# TASK DESCRIPTION
Omit every picture and return the rest of the data unaltered.

+ + + +

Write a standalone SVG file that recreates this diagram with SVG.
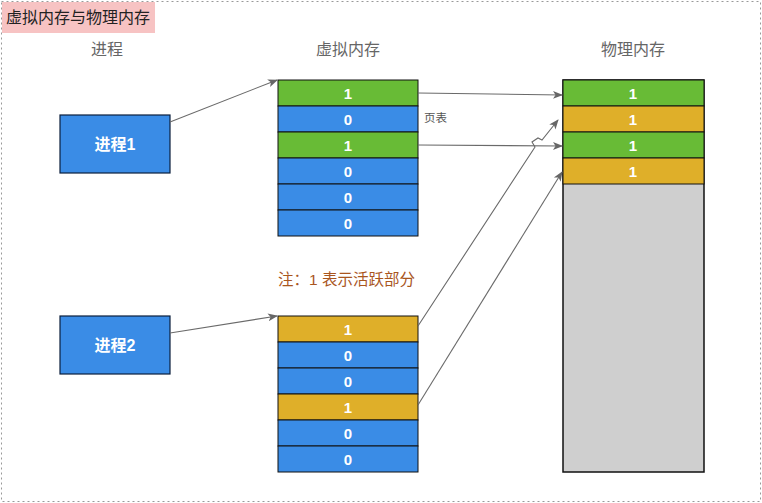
<svg xmlns="http://www.w3.org/2000/svg" width="762" height="503" viewBox="0 0 762 503">
<defs>
<style>
text{font-family:"Liberation Sans","Noto Sans CJK SC",sans-serif;}
.lbl{fill:#666;font-size:16px;text-anchor:middle;}
.cell{stroke:#111;stroke-width:1;}
.ct{fill:#fff;font-size:15px;text-anchor:middle;font-weight:bold;}
.blue{fill:#3A8CE6;}
.green{fill:#68BB36;}
.yellow{fill:#DFAF29;}
.proc{fill:#3A8CE6;stroke:#0A1E3C;stroke-width:1.2;}
.pt{fill:#fff;font-size:16px;text-anchor:middle;font-weight:bold;}
.con{fill:none;stroke:#6a6a6a;stroke-width:1.1;marker-end:url(#ah);}
</style>
<marker id="ah" viewBox="0 0 10 10" refX="9" refY="5" markerWidth="10" markerHeight="10" orient="auto" markerUnits="userSpaceOnUse">
<path d="M0,1 L10,5 L0,9 L2.5,5 Z" fill="#666"/>
</marker>
</defs>
<rect x="1.5" y="1.5" width="759" height="500" fill="#fff" stroke="#999" stroke-dasharray="2,3"/>
<g id="title">
<rect x="2" y="2" width="153" height="31" fill="#F7C3C3"/>
<text x="78" y="23" font-size="16" fill="#222" text-anchor="middle">虚拟内存与物理内存</text>
</g>
<g id="headers">
<text class="lbl" x="107" y="55">进程</text>
<text class="lbl" x="348" y="55">虚拟内存</text>
<text class="lbl" x="633" y="55">物理内存</text>
</g>
<g id="proc1">
<rect class="proc" x="60" y="115" width="110" height="58"/>
<text class="pt" x="115" y="150">进程1</text>
</g>
<g id="proc2">
<rect class="proc" x="60" y="316" width="110" height="58"/>
<text class="pt" x="115" y="351">进程2</text>
</g>
<g id="vm1">
<rect class="cell green" x="278" y="80" width="140" height="26"/><text class="ct" x="348" y="98.5">1</text>
<rect class="cell blue" x="278" y="106" width="140" height="26"/><text class="ct" x="348" y="124.5">0</text>
<rect class="cell green" x="278" y="132" width="140" height="26"/><text class="ct" x="348" y="150.5">1</text>
<rect class="cell blue" x="278" y="158" width="140" height="26"/><text class="ct" x="348" y="176.5">0</text>
<rect class="cell blue" x="278" y="184" width="140" height="26"/><text class="ct" x="348" y="202.5">0</text>
<rect class="cell blue" x="278" y="210" width="140" height="26"/><text class="ct" x="348" y="228.5">0</text>
</g>
<g id="vm2">
<rect class="cell yellow" x="278" y="316" width="140" height="26"/><text class="ct" x="348" y="334.5">1</text>
<rect class="cell blue" x="278" y="342" width="140" height="26"/><text class="ct" x="348" y="360.5">0</text>
<rect class="cell blue" x="278" y="368" width="140" height="26"/><text class="ct" x="348" y="386.5">0</text>
<rect class="cell yellow" x="278" y="394" width="140" height="26"/><text class="ct" x="348" y="412.5">1</text>
<rect class="cell blue" x="278" y="420" width="140" height="26"/><text class="ct" x="348" y="438.5">0</text>
<rect class="cell blue" x="278" y="446" width="140" height="26"/><text class="ct" x="348" y="464.5">0</text>
</g>
<g id="pm">
<rect x="563" y="80" width="141" height="392" fill="#CFCFCF" stroke="#111" stroke-width="1.5"/>
<rect class="cell green" x="563" y="80" width="141" height="26"/><text class="ct" x="633" y="98.5">1</text>
<rect class="cell yellow" x="563" y="106" width="141" height="26"/><text class="ct" x="633" y="124.5">1</text>
<rect class="cell green" x="563" y="132" width="141" height="26"/><text class="ct" x="633" y="150.5">1</text>
<rect class="cell yellow" x="563" y="158" width="141" height="26"/><text class="ct" x="633" y="176.5">1</text>
</g>
<g id="labels">
<text x="424" y="122" font-size="11.5" fill="#555">页表</text>
<text x="278" y="285" font-size="15.5" fill="#A9561E">注：1 表示活跃部分</text>
</g>
<g id="connectors">
<path class="con" d="M170,122 L277,80"/>
<path class="con" d="M170,333 L277,316"/>
<path class="con" d="M418,93 L562,95"/>
<path class="con" d="M418,145 L562,146"/>
<path class="con" d="M418,326 L535,147 L532,142 L538,138 L542,140 L558,120"/>
<path class="con" d="M418,405 L562,172"/>
</g>
</svg>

+ + + +

# RIGHT ANSWER
Write a standalone SVG file that recreates this diagram with SVG.
<svg xmlns="http://www.w3.org/2000/svg" width="762" height="503" viewBox="0 0 762 503">
<defs>
<style>
text{font-family:"Liberation Sans","Noto Sans CJK SC",sans-serif;}
.lbl{fill:#666;font-size:16px;text-anchor:middle;}
.cell{stroke:#111;stroke-width:1;}
.ct{fill:#fff;font-size:15px;text-anchor:middle;font-weight:bold;}
.blue{fill:#3A8CE6;}
.green{fill:#68BB36;}
.yellow{fill:#DFAF29;}
.proc{fill:#3A8CE6;stroke:#0A1E3C;stroke-width:1.2;}
.pt{fill:#fff;font-size:16px;text-anchor:middle;font-weight:bold;}
.con{fill:none;stroke:#6a6a6a;stroke-width:1.1;marker-end:url(#ah);}
</style>
<marker id="ah" viewBox="0 0 10 10" refX="9" refY="5" markerWidth="10" markerHeight="10" orient="auto" markerUnits="userSpaceOnUse">
<path d="M0,1 L10,5 L0,9 L2.5,5 Z" fill="#666"/>
</marker>
</defs>
<rect x="1.5" y="1.5" width="759" height="500" fill="#fff" stroke="#999" stroke-dasharray="2,3"/>
<g id="title">
<rect x="2" y="2" width="153" height="31" fill="#F7C3C3"/>
<text x="78" y="23" font-size="16" fill="#222" text-anchor="middle">虚拟内存与物理内存</text>
</g>
<g id="headers">
<text class="lbl" x="107" y="55">进程</text>
<text class="lbl" x="348" y="55">虚拟内存</text>
<text class="lbl" x="633" y="55">物理内存</text>
</g>
<g id="proc1">
<rect class="proc" x="60" y="115" width="110" height="58"/>
<text class="pt" x="115" y="150">进程1</text>
</g>
<g id="proc2">
<rect class="proc" x="60" y="316" width="110" height="58"/>
<text class="pt" x="115" y="351">进程2</text>
</g>
<g id="vm1">
<rect class="cell green" x="278" y="80" width="140" height="26"/><text class="ct" x="348" y="98.5">1</text>
<rect class="cell blue" x="278" y="106" width="140" height="26"/><text class="ct" x="348" y="124.5">0</text>
<rect class="cell green" x="278" y="132" width="140" height="26"/><text class="ct" x="348" y="150.5">1</text>
<rect class="cell blue" x="278" y="158" width="140" height="26"/><text class="ct" x="348" y="176.5">0</text>
<rect class="cell blue" x="278" y="184" width="140" height="26"/><text class="ct" x="348" y="202.5">0</text>
<rect class="cell blue" x="278" y="210" width="140" height="26"/><text class="ct" x="348" y="228.5">0</text>
</g>
<g id="vm2">
<rect class="cell yellow" x="278" y="316" width="140" height="26"/><text class="ct" x="348" y="334.5">1</text>
<rect class="cell blue" x="278" y="342" width="140" height="26"/><text class="ct" x="348" y="360.5">0</text>
<rect class="cell blue" x="278" y="368" width="140" height="26"/><text class="ct" x="348" y="386.5">0</text>
<rect class="cell yellow" x="278" y="394" width="140" height="26"/><text class="ct" x="348" y="412.5">1</text>
<rect class="cell blue" x="278" y="420" width="140" height="26"/><text class="ct" x="348" y="438.5">0</text>
<rect class="cell blue" x="278" y="446" width="140" height="26"/><text class="ct" x="348" y="464.5">0</text>
</g>
<g id="pm">
<rect x="563" y="80" width="141" height="392" fill="#CFCFCF" stroke="#111" stroke-width="1.5"/>
<rect class="cell green" x="563" y="80" width="141" height="26"/><text class="ct" x="633" y="98.5">1</text>
<rect class="cell yellow" x="563" y="106" width="141" height="26"/><text class="ct" x="633" y="124.5">1</text>
<rect class="cell green" x="563" y="132" width="141" height="26"/><text class="ct" x="633" y="150.5">1</text>
<rect class="cell yellow" x="563" y="158" width="141" height="26"/><text class="ct" x="633" y="176.5">1</text>
</g>
<g id="labels">
<text x="424" y="122" font-size="11.5" fill="#555">页表</text>
<text x="278" y="285" font-size="15.5" fill="#A9561E">注：1 表示活跃部分</text>
</g>
<g id="connectors">
<path class="con" d="M170,122 L277,80"/>
<path class="con" d="M170,333 L277,316"/>
<path class="con" d="M418,93 L562,95"/>
<path class="con" d="M418,145 L562,146"/>
<path class="con" d="M418,326 L535,147 L532,142 L538,138 L542,140 L558,120"/>
<path class="con" d="M418,405 L562,172"/>
</g>
</svg>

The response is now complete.